Come for the art, stay for the food at The Cafe at the Frick
Seth Bailey, executive chef of The Cafe at the Frick in Point Breeze, discovered Spanish mackerel while fishing off the coast of Florida and immediately wondered how it would taste.
“They were amazing to catch,” says Bailey, who, upon returning to Pittsburgh, found Spanish mackerel at Penn Avenue Fish Co. in the Strip District, and developed a recipe that sometimes appears as the fish of the day at the Frick Art & Historical Center's cottage-style cafe.
“I buy what looks good at market. That determines a lot what we prepare,” he says, “but I like offering the more eccentric fishes, like the mackerel. We've also done hog snapper and braised octopus.”
Bailey has curated a selective menu for daily luncheons, weekend tea service, and Friday evening dinners. Items can be ordered a la carte, or as fixed-price meals that include soup or salad, entrée and dessert.
He uses vegetables and herbs grown in the Frick's greenhouse in partnership with Grow Pittsburgh and receives other produce, as well as eggs, weekly from John Miller of Miller Farms in Mercer County. “I base a lot of the menu on what John brings me,” Bailey says.
Seasonally inspired items — several of which change daily — include entrees such as Chicken Piccata and Mushroom Cobbler; sandwiches like Shaved Rib-Eye, Broccoli and Cheese Panino; Clam Tacos; and salads that feature pears and kale or nuts and berries. A mainstay is the cafe's signature quiche of the day, which is wildly popular, Bailey says.
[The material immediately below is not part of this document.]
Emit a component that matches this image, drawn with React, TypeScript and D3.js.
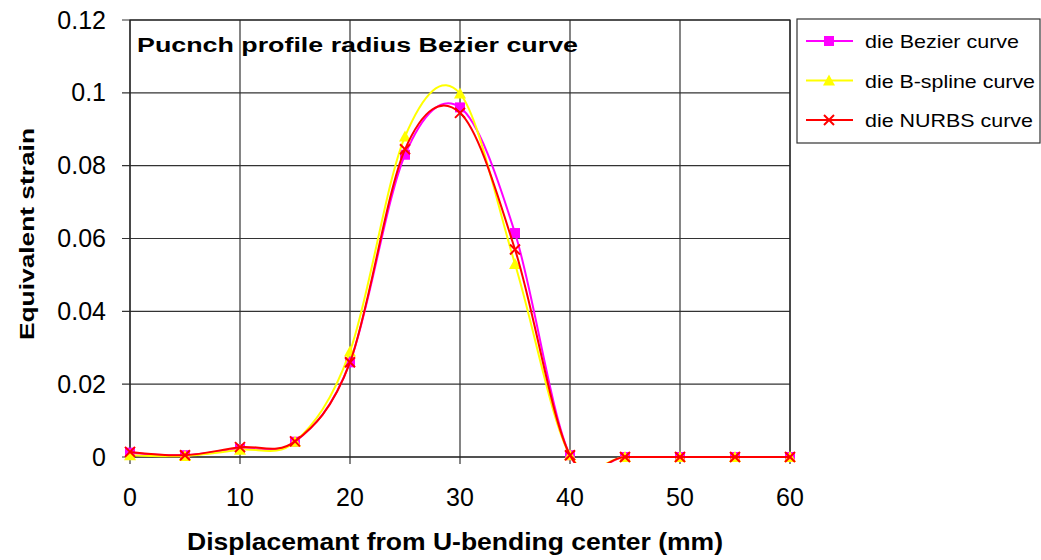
import React, { useRef, useEffect } from "react";
import * as d3 from "d3";

const xs = [0, 5, 10, 15, 20, 25, 30, 35, 40, 45, 50, 55, 60];
const bezier = [0.0012, 0.0005, 0.0022, 0.0042, 0.026, 0.083, 0.096, 0.0615, 0.0005, 0, 0, 0, 0];
const bspline = [0.0005, 0.0003, 0.002, 0.0042, 0.029, 0.088, 0.0998, 0.053, 0.0005, 0, 0, 0, 0];
const nurbs = [0.0014, 0.0005, 0.0027, 0.0043, 0.026, 0.0845, 0.0945, 0.057, 0.0005, 0, 0, 0, 0];
const seriesNames = ["die Bezier curve", "die B-spline curve", "die NURBS curve"];
const seriesColors = ["#ff00ff", "#ffff00", "#ff0000"];
const xTicks = [0, 10, 20, 30, 40, 50, 60];
const yTicks = [0, 0.02, 0.04, 0.06, 0.08, 0.1, 0.12];

const FONT = "'Liberation Sans', Arial, sans-serif";

const App = () => {
  const svgRef = useRef<SVGSVGElement>(null);

  useEffect(() => {
    const svg = d3.select(svgRef.current);
    svg.selectAll("*").remove();

    const left = 130, right = 790, top = 20, bottom = 457;
    const x = d3.scaleLinear().domain([0, 60]).range([left, right]);
    const y = d3.scaleLinear().domain([0, 0.12]).range([bottom, top]);

    // clip for the smoothed lines
    svg.append("defs").append("clipPath").attr("id", "plotclip")
      .append("rect").attr("x", left - 6).attr("y", top).attr("width", right - left + 12).attr("height", bottom - top + 6);

    // grid + ticks
    const g = svg.append("g");
    g.selectAll(".hg").data(yTicks).enter().append("line")
      .attr("x1", left - 8).attr("x2", right)
      .attr("y1", d => y(d)).attr("y2", d => y(d))
      .attr("stroke", "#333").attr("stroke-width", 1.2);
    g.selectAll(".vg").data(xTicks).enter().append("line")
      .attr("x1", d => x(d)).attr("x2", d => x(d))
      .attr("y1", top).attr("y2", bottom + 7)
      .attr("stroke", "#333").attr("stroke-width", 1.2);
    g.append("rect").attr("x", left).attr("y", top).attr("width", right - left).attr("height", bottom - top)
      .attr("fill", "none").attr("stroke", "#222").attr("stroke-width", 1.2);

    // tick labels
    g.selectAll(".yl").data(yTicks).enter().append("text")
      .attr("x", 106).attr("y", d => y(d) + 8.5)
      .attr("text-anchor", "end").attr("font-family", FONT).attr("font-size", 25)
      .text(d => (d === 0 ? "0" : String(+d.toFixed(2))));
    g.selectAll(".xl").data(xTicks).enter().append("text")
      .attr("x", d => x(d)).attr("y", 506)
      .attr("text-anchor", "middle").attr("font-family", FONT).attr("font-size", 25)
      .text(d => d);

    // axis titles
    svg.append("text")
      .attr("transform", `translate(34, 234) rotate(-90)`)
      .attr("x", -106)
      .attr("font-family", FONT).attr("font-size", 21).attr("font-weight", "bold")
      .attr("textLength", 212).attr("lengthAdjust", "spacingAndGlyphs")
      .text("Equivalent strain");
    svg.append("text")
      .attr("x", 187).attr("y", 550)
      .attr("font-family", FONT).attr("font-size", 24).attr("font-weight", "bold")
      .attr("textLength", 536).attr("lengthAdjust", "spacingAndGlyphs")
      .text("Displacemant from U-bending center (mm)");
    svg.append("text")
      .attr("x", 137).attr("y", 52)
      .attr("font-family", FONT).attr("font-size", 20).attr("font-weight", "bold")
      .attr("textLength", 441).attr("lengthAdjust", "spacingAndGlyphs")
      .text("Pucnch profile radius Bezier curve");

    // lines
    const allSeries = [bezier, bspline, nurbs];
    const line = d3.line<number>()
      .x((_, i) => x(xs[i]))
      .y(d => y(d))
      .curve(d3.curveCardinal.tension(0));

    const drawMarker = (sel: any, k: number, cx: number, cy: number) => {
      if (k === 0) {
        sel.append("rect").attr("x", cx - 5).attr("y", cy - 5).attr("width", 10).attr("height", 10)
          .attr("fill", seriesColors[0]);
      } else if (k === 1) {
        sel.append("path").attr("d", `M${cx},${cy - 6}L${cx + 6},${cy + 5}L${cx - 6},${cy + 5}Z`)
          .attr("fill", seriesColors[1]);
      } else {
        sel.append("path").attr("d", `M${cx - 5},${cy - 5}L${cx + 5},${cy + 5}M${cx - 5},${cy + 5}L${cx + 5},${cy - 5}`)
          .attr("stroke", seriesColors[2]).attr("stroke-width", 2).attr("fill", "none");
      }
    };

    allSeries.forEach((vals, k) => {
      const sg = svg.append("g");
      sg.append("path").datum(vals).attr("d", line)
        .attr("clip-path", "url(#plotclip)")
        .attr("fill", "none").attr("stroke", seriesColors[k]).attr("stroke-width", 2);
      vals.forEach((v, i) => drawMarker(sg, k, x(xs[i]), y(v)));
    });

    // legend
    const legendWidths = [154, 170, 168];
    const lg = svg.append("g");
    lg.append("rect").attr("x", 797).attr("y", 19).attr("width", 243).attr("height", 124)
      .attr("fill", "#fff").attr("stroke", "#333").attr("stroke-width", 1.2);
    seriesNames.forEach((name, k) => {
      const ly = 41 + k * 39.5;
      lg.append("line").attr("x1", 806).attr("x2", 853).attr("y1", ly).attr("y2", ly)
        .attr("stroke", seriesColors[k]).attr("stroke-width", 2);
      drawMarker(lg, k, 829, ly);
      lg.append("text").attr("x", 865).attr("y", ly + 7)
        .attr("font-family", FONT).attr("font-size", 19)
        .attr("textLength", legendWidths[k]).attr("lengthAdjust", "spacingAndGlyphs")
        .text(name);
    });
  }, []);

  return (
    <div style={{ position: "absolute", left: 0, top: 0 }}>
      <svg ref={svgRef} width={1041} height={560} style={{ display: "block", background: "#fff" }} />
    </div>
  );
};

export default App;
“We took it off the menu at one time and our customers rebelled. I think it's our unique crust, which I make with cornmeal, heavy cream, eggs, flour and butter.”
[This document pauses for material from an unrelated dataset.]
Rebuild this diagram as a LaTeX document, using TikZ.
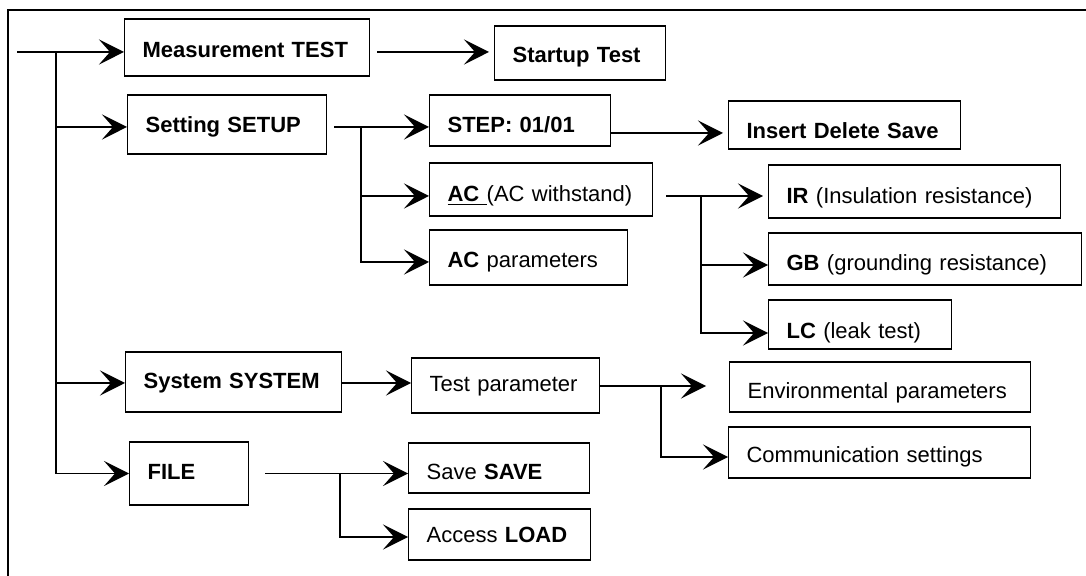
\documentclass[tikz,border=0pt]{standalone}
\usepackage{fontspec}
\setmainfont{Liberation Sans}
\usetikzlibrary{arrows.meta}

\begin{document}
\fontsize{11pt}{13pt}\selectfont
\begin{tikzpicture}[x=0.5pt, y=-0.5pt,
        menu/.style n args={3}{draw, line width=0.6pt, anchor=mid west, align=left,
            inner xsep=9pt, inner ysep=0pt, text width=#1, text height=#2, text depth=#3},
        arr/.style={line width=0.8pt, -{Stealth[length=12.5pt, width=12.5pt, inset=5.5pt]}},
        link/.style={line width=0.8pt}]
        \useasboundingbox (0,0) rectangle (1086,576);
        % frame
        \draw[line width=1pt] (1086,10) -- (8,10) -- (8,576);

        % main menu
        \node[menu={104.5pt}{19.4pt}{9.1pt}] (mt) at (124,52) {\textbf{Measurement TEST}};
        \node[menu={81.5pt}{18.9pt}{10.6pt}] (su) at (127,127) {\textbf{Setting SETUP}};
        \node[menu={90pt}{18.4pt}{11.6pt}] (sys) at (125,383) {\textbf{System SYSTEM}};
        \node[menu={41.5pt}{18.65pt}{12.85pt}] (file) at (129,473.5) {\textbf{FILE}};

        % sub menus
        \node[menu={67.5pt}{18.4pt}{8.6pt}] (st) at (494,57) {\textbf{Startup Test}};
        \node[menu={72.5pt}{18.9pt}{6.6pt}] (stp) at (429,127) {\textbf{STEP: 01/01}};
        \node[menu={98pt}{18.9pt}{5.1pt}] (ids) at (728,133) {\textbf{Insert Delete Save}};
        \node[menu={93.5pt}{19.4pt}{7.1pt}] (acw) at (429,196) {\underline{\textbf{AC\ }}(AC withstand)};
        \node[menu={81pt}{18.9pt}{8.6pt}] (acp) at (429,262) {\textbf{AC} parameters};
        \node[menu={128pt}{19.4pt}{7.1pt}] (ir) at (768,198) {\textbf{IR} (Insulation resistance)};
        \node[menu={138.5pt}{18.9pt}{7.1pt}] (gb) at (768,265) {\textbf{GB} (grounding resistance)};
        \node[menu={73.5pt}{19.4pt}{5.1pt}] (lc) at (768,333) {\textbf{LC} (leak test)};
        \node[menu={76pt}{16.9pt}{10.6pt}] (tp) at (411,386) {Test parameter};
        \node[menu={132.5pt}{18.4pt}{6.6pt}] (env) at (729,393) {Environmental parameters};
        \node[menu={133pt}{17.9pt}{7.6pt}] (com) at (728,457) {Communication settings};
        \node[menu={72.5pt}{18.4pt}{6.6pt}] (sav) at (408,474) {Save \textbf{SAVE}};
        \node[menu={73pt}{16.9pt}{8.6pt}] (lod) at (408,537) {Access \textbf{LOAD}};

        % junctions
        \coordinate (in) at (17,52);
        \coordinate (t0) at (56,52);
        \coordinate (j1) at (361,127);
        \coordinate (j2) at (701,196);
        \coordinate (j3) at (661,386);
        \coordinate (j4) at (340,473.5);

        % connectors
        \draw[arr] (in) -- (mt.mid west);
        \draw[arr] (t0) |- (su.mid west);
        \draw[arr] (t0) |- (sys.mid west);
        \draw[arr] (t0) |- (file.mid west);
        \draw[arr, shorten <=3.5pt, shorten >=2.5pt] (mt.mid east) -- (mt.mid east -| st.west);
        \draw[arr, shorten <=3.5pt] (su.mid east) -- (stp.mid west);
        \draw[arr] (j1) |- (acw.mid west);
        \draw[arr] (j1) |- (acp.mid west);
        \draw[arr, shorten >=2.5pt] (ids.mid west -| stp.east) -- (ids.mid west);
        \draw[arr, shorten <=6.5pt, shorten >=2.5pt] (acw.mid east) -- (acw.mid east -| ir.west);
        \draw[arr] (j2) |- (gb.mid west);
        \draw[arr] (j2) |- (lc.mid west);
        \draw[arr] (sys.mid east) -- (sys.mid east -| tp.west);
        \draw[arr, shorten >=11.5pt] (tp.mid east) -- (tp.mid east -| env.west);
        \draw[arr] (j3) |- (com.mid west);
        \draw[arr, shorten <=8pt] (file.mid east) -- (file.mid east -| sav.west);
        \draw[arr] (j4) |- (lod.mid west);
    \end{tikzpicture}
\end{document}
On par in popularity is tea service, which is offered from 2 to 4 p.m. Saturdays and Sundays and features an array of savory finger foods, scones, pastries and chocolates with freshly brewed tea by Harney & Sons from upstate New York.
The 22 varieties include Frick Specialty Blend, Japanese Sencha Green, French Super Blue Lavender, Ginger Liquorice, Chocolate Mint and an Earl Grey tea named for Helen Clay Frick. The Royal Tea includes house wine or champagne.
Cocktails and martinis also are on the menu, along with premium spirits, bottled craft beers and a variety of wines.
Part of the allure of the cafe, which was built in 1910 in the American Craftsman and Arts and Crafts styles, is its cozy ambience and view of the Frick's gardens through floor to ceiling windows and French doors. With seating for 32 — and double that in summer when the patio is open — reservations are encouraged.
With an art museum, antique car museum and historic mansion on the grounds, a full day of cultural enjoyment can be built around a meal.
The cafe occasionally offers special dinners tied to holidays or exhibits, such as Valentine's Day meals on Feb. 10 and 14, and a Tastes of Home series March 15, April 19 and May 10 that will feature cuisines from around the world.
These are fixed-price, advance-paid dinners.
Deborah Weisberg is a Tribune-Review contributing writer.
Grilled Spanish Mackerel with Marinated Tomatoes and Charred Broccoli
2 Spanish mackerel filets (pin bones removed)
1 tablespoon Cajun style seasoning
2 cups quartered assorted cherry tomatoes
1 crown of broccoli (charred lightly on the grill and cut into small pieces)
Zest of one lemon
2 cloves of fine chopped garlic
3 tablespoons red wine vinegar
½ cup roasted garlic oil *
2 tablespoons chopped Italian parsley
1 tablespoon chopped basil
Sea salt to taste
Freshly ground black pepper to taste
2 tablespoons honey
Prepare grill to medium to medium-high heat. Season mackerel with Cajun seasoning and grill roughly 5 minutes per side. In a bowl, combine lemon zest, garlic, vinegar, honey, salt and pepper and whisk to combine. Slowly drizzle roasted garlic oil in while constantly whisking. Add to the tomato, charred broccoli, parsley and basil. Toss to incorporate and allow to rest to let the flavors marry. *In a small pot, place a cup of garlic cloves and just enough oil to cover and steep over low heat until the garlic is soft and tan, but not brown. Allow to cool.